Ülke yönetimini ele geçirenlerin, baskıcı bir zihniyeti dayatma alışkanlıkları ortadan kalkmadı. Taraflı cumhurbaşkanlığı sisteminin bilançosu bu millete ağır oldu. Milletin kalbi olan Meclis fiilen Cumhurbaşkanı’na neredeyse bağlandı. Bağımsız ve tarafsız olması gereken yargı hükümetin neredeyse tamamen kontrolüne girdi. Her türden muhalif ses, keyfi tutuklamalarla karşı karşıya bırakıldı. Sivil toplum bastırıldı. KHK’larla insanlar hukuksuzca işlerinden atıldı. Çok sayıda vatandaşımız Türkiye’yi terk etmek zorunda kaldı.
"Yeni bir toplumsal sözleşme yapmaya davet ediyorum"
Bizim bir davetimiz var. Davetimiz Türkiye’nin tüm demokrat seslerinedir: Kimliği, inancı, ideolojisi her ne olursa olsun, onları bu çatı altına davet ediyoruz. Özgürlük, hak, adalet ve demokrasi ilkeleri etrafında, yeni bir toplumsal sözleşme yapmaya davet ediyoruz. Cesur, özgür ve zengin bir Türkiye’ye davet ediyoruz.”
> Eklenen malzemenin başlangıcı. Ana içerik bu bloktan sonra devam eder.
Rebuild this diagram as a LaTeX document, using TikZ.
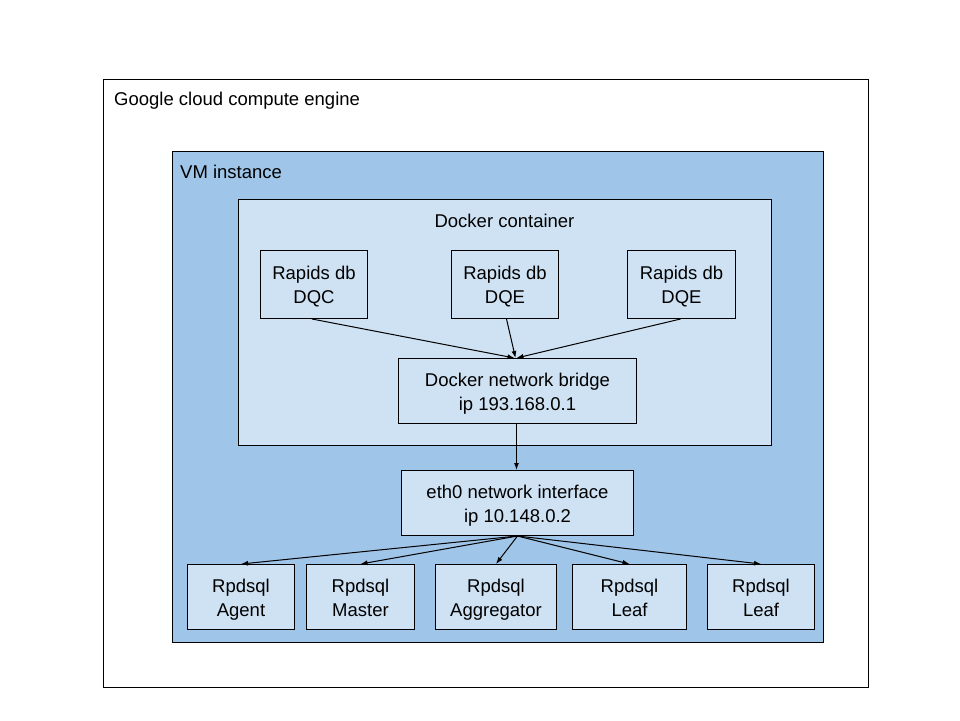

"Rant İstanbul demek lazım"
Babacan ayrıca Kanal İstanbul projesi kapsamında alınan acele kamulaştırma kararını da şöyle eleştirdi:
"Projenin adına Rant İstanbul demek lazım. Kanal İstanbul için neden acele kamulaştırma yapıyorsunuz? Seçimlere iki yıldan az kaldı ve bu proje iki yılda bitmez. Halkın size desteğinin giderek düştüğü bir dönemde, İstanbul’un geleceğine büyük etkisi olabilecek bir proje için görev sürenizin de yetmesi mümkün değilken; niçin bu acele kamulaştırma sürecini başlatırsınız? Bu proje İstanbul’un geleceğini geri dönülmez bir şekilde etkileyecek. Madem rant projelerine harcayacak kaynak var, bunu depremle ilgili hazırlıklara harcayın. Kaynakları böyle rant projelerine harcayacağınıza, kentsel dönüşüme ayırın.”